_Task objective_
Each line below must be set down exactly; omit any image you find.

_Data extract_
>> BEGIN

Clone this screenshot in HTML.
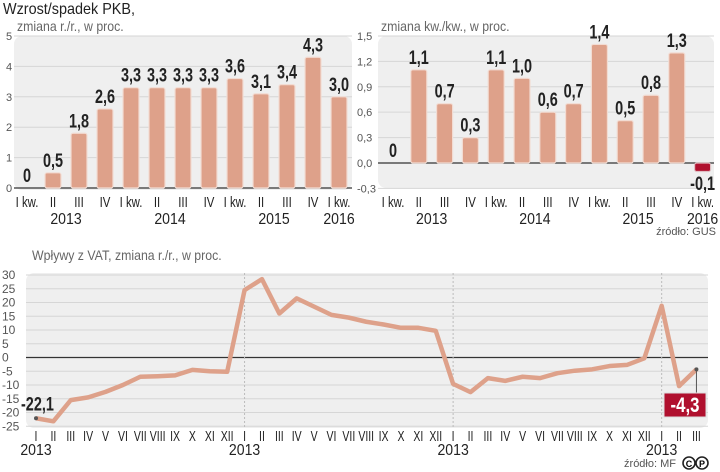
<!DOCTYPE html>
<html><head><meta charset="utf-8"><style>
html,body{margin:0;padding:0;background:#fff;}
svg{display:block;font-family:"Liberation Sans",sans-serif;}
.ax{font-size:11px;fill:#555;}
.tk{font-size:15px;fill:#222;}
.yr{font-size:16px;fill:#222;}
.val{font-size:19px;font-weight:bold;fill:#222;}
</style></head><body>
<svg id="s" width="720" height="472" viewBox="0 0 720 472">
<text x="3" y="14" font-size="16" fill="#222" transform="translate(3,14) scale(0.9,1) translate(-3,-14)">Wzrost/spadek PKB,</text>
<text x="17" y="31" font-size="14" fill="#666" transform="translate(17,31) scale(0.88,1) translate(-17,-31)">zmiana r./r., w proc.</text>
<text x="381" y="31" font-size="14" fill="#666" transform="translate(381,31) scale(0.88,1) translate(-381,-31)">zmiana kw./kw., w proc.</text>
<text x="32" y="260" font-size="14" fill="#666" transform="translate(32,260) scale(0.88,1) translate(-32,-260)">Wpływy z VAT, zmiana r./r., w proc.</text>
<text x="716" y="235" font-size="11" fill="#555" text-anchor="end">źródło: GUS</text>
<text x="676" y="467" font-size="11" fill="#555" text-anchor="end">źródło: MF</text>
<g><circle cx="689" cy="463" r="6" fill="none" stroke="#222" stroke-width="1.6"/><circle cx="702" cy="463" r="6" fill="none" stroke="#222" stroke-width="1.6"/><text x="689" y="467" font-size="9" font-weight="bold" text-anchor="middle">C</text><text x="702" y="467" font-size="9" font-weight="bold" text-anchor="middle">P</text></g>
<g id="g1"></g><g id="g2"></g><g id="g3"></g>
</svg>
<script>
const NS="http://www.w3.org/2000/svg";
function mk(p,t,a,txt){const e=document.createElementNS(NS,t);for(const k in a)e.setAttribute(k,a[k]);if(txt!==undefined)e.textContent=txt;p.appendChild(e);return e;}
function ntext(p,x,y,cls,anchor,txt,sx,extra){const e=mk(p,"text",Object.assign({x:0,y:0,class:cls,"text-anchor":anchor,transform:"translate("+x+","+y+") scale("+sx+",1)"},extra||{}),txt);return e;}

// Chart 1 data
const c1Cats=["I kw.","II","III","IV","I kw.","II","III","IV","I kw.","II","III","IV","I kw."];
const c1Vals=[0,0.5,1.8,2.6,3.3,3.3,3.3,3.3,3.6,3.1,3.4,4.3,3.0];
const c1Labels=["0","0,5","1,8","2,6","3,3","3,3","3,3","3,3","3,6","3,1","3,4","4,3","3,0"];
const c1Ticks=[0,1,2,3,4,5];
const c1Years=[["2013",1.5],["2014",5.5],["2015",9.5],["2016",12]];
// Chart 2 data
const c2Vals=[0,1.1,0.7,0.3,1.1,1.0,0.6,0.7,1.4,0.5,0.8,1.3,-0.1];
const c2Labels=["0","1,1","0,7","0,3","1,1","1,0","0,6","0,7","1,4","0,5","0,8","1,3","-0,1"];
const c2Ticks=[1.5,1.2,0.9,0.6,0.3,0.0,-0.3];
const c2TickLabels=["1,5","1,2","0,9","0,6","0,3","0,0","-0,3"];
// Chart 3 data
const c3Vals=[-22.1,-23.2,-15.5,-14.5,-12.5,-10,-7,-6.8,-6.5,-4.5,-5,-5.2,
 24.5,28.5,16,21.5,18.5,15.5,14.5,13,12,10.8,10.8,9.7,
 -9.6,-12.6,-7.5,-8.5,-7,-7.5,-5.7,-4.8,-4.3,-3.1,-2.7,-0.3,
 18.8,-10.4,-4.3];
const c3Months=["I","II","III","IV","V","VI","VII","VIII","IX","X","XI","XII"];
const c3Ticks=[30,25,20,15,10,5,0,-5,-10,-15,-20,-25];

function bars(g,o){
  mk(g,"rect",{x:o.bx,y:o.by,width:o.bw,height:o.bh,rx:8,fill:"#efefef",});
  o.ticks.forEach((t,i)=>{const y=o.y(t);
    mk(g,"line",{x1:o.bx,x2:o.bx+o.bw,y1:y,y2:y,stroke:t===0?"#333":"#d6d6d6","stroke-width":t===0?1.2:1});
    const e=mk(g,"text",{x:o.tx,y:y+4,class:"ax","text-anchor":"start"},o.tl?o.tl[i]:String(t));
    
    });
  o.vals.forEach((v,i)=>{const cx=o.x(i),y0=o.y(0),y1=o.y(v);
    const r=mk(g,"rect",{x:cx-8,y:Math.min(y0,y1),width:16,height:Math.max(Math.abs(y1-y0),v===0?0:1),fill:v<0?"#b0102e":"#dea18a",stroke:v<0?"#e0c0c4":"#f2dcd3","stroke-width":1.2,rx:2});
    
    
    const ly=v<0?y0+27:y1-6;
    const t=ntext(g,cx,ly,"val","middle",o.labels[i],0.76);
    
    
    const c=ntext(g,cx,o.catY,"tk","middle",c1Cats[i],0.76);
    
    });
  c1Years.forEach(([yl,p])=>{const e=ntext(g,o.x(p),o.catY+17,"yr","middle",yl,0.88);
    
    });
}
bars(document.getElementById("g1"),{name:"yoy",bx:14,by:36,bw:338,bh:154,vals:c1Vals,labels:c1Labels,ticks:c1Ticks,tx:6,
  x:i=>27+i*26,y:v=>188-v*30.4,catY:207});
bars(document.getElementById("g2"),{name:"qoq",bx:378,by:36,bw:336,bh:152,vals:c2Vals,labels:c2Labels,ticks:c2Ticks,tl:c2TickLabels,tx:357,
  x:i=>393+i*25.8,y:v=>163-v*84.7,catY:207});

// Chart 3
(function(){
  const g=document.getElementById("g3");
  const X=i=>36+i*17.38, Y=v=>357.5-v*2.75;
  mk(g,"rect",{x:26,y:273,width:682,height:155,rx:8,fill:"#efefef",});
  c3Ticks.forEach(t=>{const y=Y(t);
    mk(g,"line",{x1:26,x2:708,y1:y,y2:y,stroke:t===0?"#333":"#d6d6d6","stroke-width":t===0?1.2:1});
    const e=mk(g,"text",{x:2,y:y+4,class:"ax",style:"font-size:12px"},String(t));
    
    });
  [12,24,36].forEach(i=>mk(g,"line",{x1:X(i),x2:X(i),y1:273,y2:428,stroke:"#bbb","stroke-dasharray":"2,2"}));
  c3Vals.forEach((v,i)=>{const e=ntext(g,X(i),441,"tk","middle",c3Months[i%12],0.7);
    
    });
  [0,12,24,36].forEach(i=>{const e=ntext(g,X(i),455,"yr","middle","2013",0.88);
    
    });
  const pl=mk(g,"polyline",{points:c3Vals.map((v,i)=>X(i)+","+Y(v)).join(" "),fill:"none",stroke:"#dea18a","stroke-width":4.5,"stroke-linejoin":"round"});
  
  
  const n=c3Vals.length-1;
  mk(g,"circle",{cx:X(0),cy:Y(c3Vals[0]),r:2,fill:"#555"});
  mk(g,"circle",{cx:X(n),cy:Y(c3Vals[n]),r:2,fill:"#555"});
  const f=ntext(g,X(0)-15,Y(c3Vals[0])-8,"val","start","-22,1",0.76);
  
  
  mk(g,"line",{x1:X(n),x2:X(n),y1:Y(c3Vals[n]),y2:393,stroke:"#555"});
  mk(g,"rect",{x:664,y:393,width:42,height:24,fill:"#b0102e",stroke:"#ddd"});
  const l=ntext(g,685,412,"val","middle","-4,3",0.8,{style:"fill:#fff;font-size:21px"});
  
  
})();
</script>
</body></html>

>> END

_Response_
Clone this screenshot in HTML.
<!DOCTYPE html>
<html><head><meta charset="utf-8"><style>
html,body{margin:0;padding:0;background:#fff;}
svg{display:block;font-family:"Liberation Sans",sans-serif;}
.ax{font-size:11px;fill:#555;}
.tk{font-size:15px;fill:#222;}
.yr{font-size:16px;fill:#222;}
.val{font-size:19px;font-weight:bold;fill:#222;}
</style></head><body>
<svg id="s" width="720" height="472" viewBox="0 0 720 472">
<text x="3" y="14" font-size="16" fill="#222" transform="translate(3,14) scale(0.9,1) translate(-3,-14)">Wzrost/spadek PKB,</text>
<text x="17" y="31" font-size="14" fill="#666" transform="translate(17,31) scale(0.88,1) translate(-17,-31)">zmiana r./r., w proc.</text>
<text x="381" y="31" font-size="14" fill="#666" transform="translate(381,31) scale(0.88,1) translate(-381,-31)">zmiana kw./kw., w proc.</text>
<text x="32" y="260" font-size="14" fill="#666" transform="translate(32,260) scale(0.88,1) translate(-32,-260)">Wpływy z VAT, zmiana r./r., w proc.</text>
<text x="716" y="235" font-size="11" fill="#555" text-anchor="end">źródło: GUS</text>
<text x="676" y="467" font-size="11" fill="#555" text-anchor="end">źródło: MF</text>
<g><circle cx="689" cy="463" r="6" fill="none" stroke="#222" stroke-width="1.6"/><circle cx="702" cy="463" r="6" fill="none" stroke="#222" stroke-width="1.6"/><text x="689" y="467" font-size="9" font-weight="bold" text-anchor="middle">C</text><text x="702" y="467" font-size="9" font-weight="bold" text-anchor="middle">P</text></g>
<g id="g1"></g><g id="g2"></g><g id="g3"></g>
</svg>
<script>
const NS="http://www.w3.org/2000/svg";
function mk(p,t,a,txt){const e=document.createElementNS(NS,t);for(const k in a)e.setAttribute(k,a[k]);if(txt!==undefined)e.textContent=txt;p.appendChild(e);return e;}
function ntext(p,x,y,cls,anchor,txt,sx,extra){const e=mk(p,"text",Object.assign({x:0,y:0,class:cls,"text-anchor":anchor,transform:"translate("+x+","+y+") scale("+sx+",1)"},extra||{}),txt);return e;}

// Chart 1 data
const c1Cats=["I kw.","II","III","IV","I kw.","II","III","IV","I kw.","II","III","IV","I kw."];
const c1Vals=[0,0.5,1.8,2.6,3.3,3.3,3.3,3.3,3.6,3.1,3.4,4.3,3.0];
const c1Labels=["0","0,5","1,8","2,6","3,3","3,3","3,3","3,3","3,6","3,1","3,4","4,3","3,0"];
const c1Ticks=[0,1,2,3,4,5];
const c1Years=[["2013",1.5],["2014",5.5],["2015",9.5],["2016",12]];
// Chart 2 data
const c2Vals=[0,1.1,0.7,0.3,1.1,1.0,0.6,0.7,1.4,0.5,0.8,1.3,-0.1];
const c2Labels=["0","1,1","0,7","0,3","1,1","1,0","0,6","0,7","1,4","0,5","0,8","1,3","-0,1"];
const c2Ticks=[1.5,1.2,0.9,0.6,0.3,0.0,-0.3];
const c2TickLabels=["1,5","1,2","0,9","0,6","0,3","0,0","-0,3"];
// Chart 3 data
const c3Vals=[-22.1,-23.2,-15.5,-14.5,-12.5,-10,-7,-6.8,-6.5,-4.5,-5,-5.2,
 24.5,28.5,16,21.5,18.5,15.5,14.5,13,12,10.8,10.8,9.7,
 -9.6,-12.6,-7.5,-8.5,-7,-7.5,-5.7,-4.8,-4.3,-3.1,-2.7,-0.3,
 18.8,-10.4,-4.3];
const c3Months=["I","II","III","IV","V","VI","VII","VIII","IX","X","XI","XII"];
const c3Ticks=[30,25,20,15,10,5,0,-5,-10,-15,-20,-25];

function bars(g,o){
  mk(g,"rect",{x:o.bx,y:o.by,width:o.bw,height:o.bh,rx:8,fill:"#efefef",});
  o.ticks.forEach((t,i)=>{const y=o.y(t);
    mk(g,"line",{x1:o.bx,x2:o.bx+o.bw,y1:y,y2:y,stroke:t===0?"#333":"#d6d6d6","stroke-width":t===0?1.2:1});
    const e=mk(g,"text",{x:o.tx,y:y+4,class:"ax","text-anchor":"start"},o.tl?o.tl[i]:String(t));
    
    });
  o.vals.forEach((v,i)=>{const cx=o.x(i),y0=o.y(0),y1=o.y(v);
    const r=mk(g,"rect",{x:cx-8,y:Math.min(y0,y1),width:16,height:Math.max(Math.abs(y1-y0),v===0?0:1),fill:v<0?"#b0102e":"#dea18a",stroke:v<0?"#e0c0c4":"#f2dcd3","stroke-width":1.2,rx:2});
    
    
    const ly=v<0?y0+27:y1-6;
    const t=ntext(g,cx,ly,"val","middle",o.labels[i],0.76);
    
    
    const c=ntext(g,cx,o.catY,"tk","middle",c1Cats[i],0.76);
    
    });
  c1Years.forEach(([yl,p])=>{const e=ntext(g,o.x(p),o.catY+17,"yr","middle",yl,0.88);
    
    });
}
bars(document.getElementById("g1"),{name:"yoy",bx:14,by:36,bw:338,bh:154,vals:c1Vals,labels:c1Labels,ticks:c1Ticks,tx:6,
  x:i=>27+i*26,y:v=>188-v*30.4,catY:207});
bars(document.getElementById("g2"),{name:"qoq",bx:378,by:36,bw:336,bh:152,vals:c2Vals,labels:c2Labels,ticks:c2Ticks,tl:c2TickLabels,tx:357,
  x:i=>393+i*25.8,y:v=>163-v*84.7,catY:207});

// Chart 3
(function(){
  const g=document.getElementById("g3");
  const X=i=>36+i*17.38, Y=v=>357.5-v*2.75;
  mk(g,"rect",{x:26,y:273,width:682,height:155,rx:8,fill:"#efefef",});
  c3Ticks.forEach(t=>{const y=Y(t);
    mk(g,"line",{x1:26,x2:708,y1:y,y2:y,stroke:t===0?"#333":"#d6d6d6","stroke-width":t===0?1.2:1});
    const e=mk(g,"text",{x:2,y:y+4,class:"ax",style:"font-size:12px"},String(t));
    
    });
  [12,24,36].forEach(i=>mk(g,"line",{x1:X(i),x2:X(i),y1:273,y2:428,stroke:"#bbb","stroke-dasharray":"2,2"}));
  c3Vals.forEach((v,i)=>{const e=ntext(g,X(i),441,"tk","middle",c3Months[i%12],0.7);
    
    });
  [0,12,24,36].forEach(i=>{const e=ntext(g,X(i),455,"yr","middle","2013",0.88);
    
    });
  const pl=mk(g,"polyline",{points:c3Vals.map((v,i)=>X(i)+","+Y(v)).join(" "),fill:"none",stroke:"#dea18a","stroke-width":4.5,"stroke-linejoin":"round"});
  
  
  const n=c3Vals.length-1;
  mk(g,"circle",{cx:X(0),cy:Y(c3Vals[0]),r:2,fill:"#555"});
  mk(g,"circle",{cx:X(n),cy:Y(c3Vals[n]),r:2,fill:"#555"});
  const f=ntext(g,X(0)-15,Y(c3Vals[0])-8,"val","start","-22,1",0.76);
  
  
  mk(g,"line",{x1:X(n),x2:X(n),y1:Y(c3Vals[n]),y2:393,stroke:"#555"});
  mk(g,"rect",{x:664,y:393,width:42,height:24,fill:"#b0102e",stroke:"#ddd"});
  const l=ntext(g,685,412,"val","middle","-4,3",0.8,{style:"fill:#fff;font-size:21px"});
  
  
})();
</script>
</body></html>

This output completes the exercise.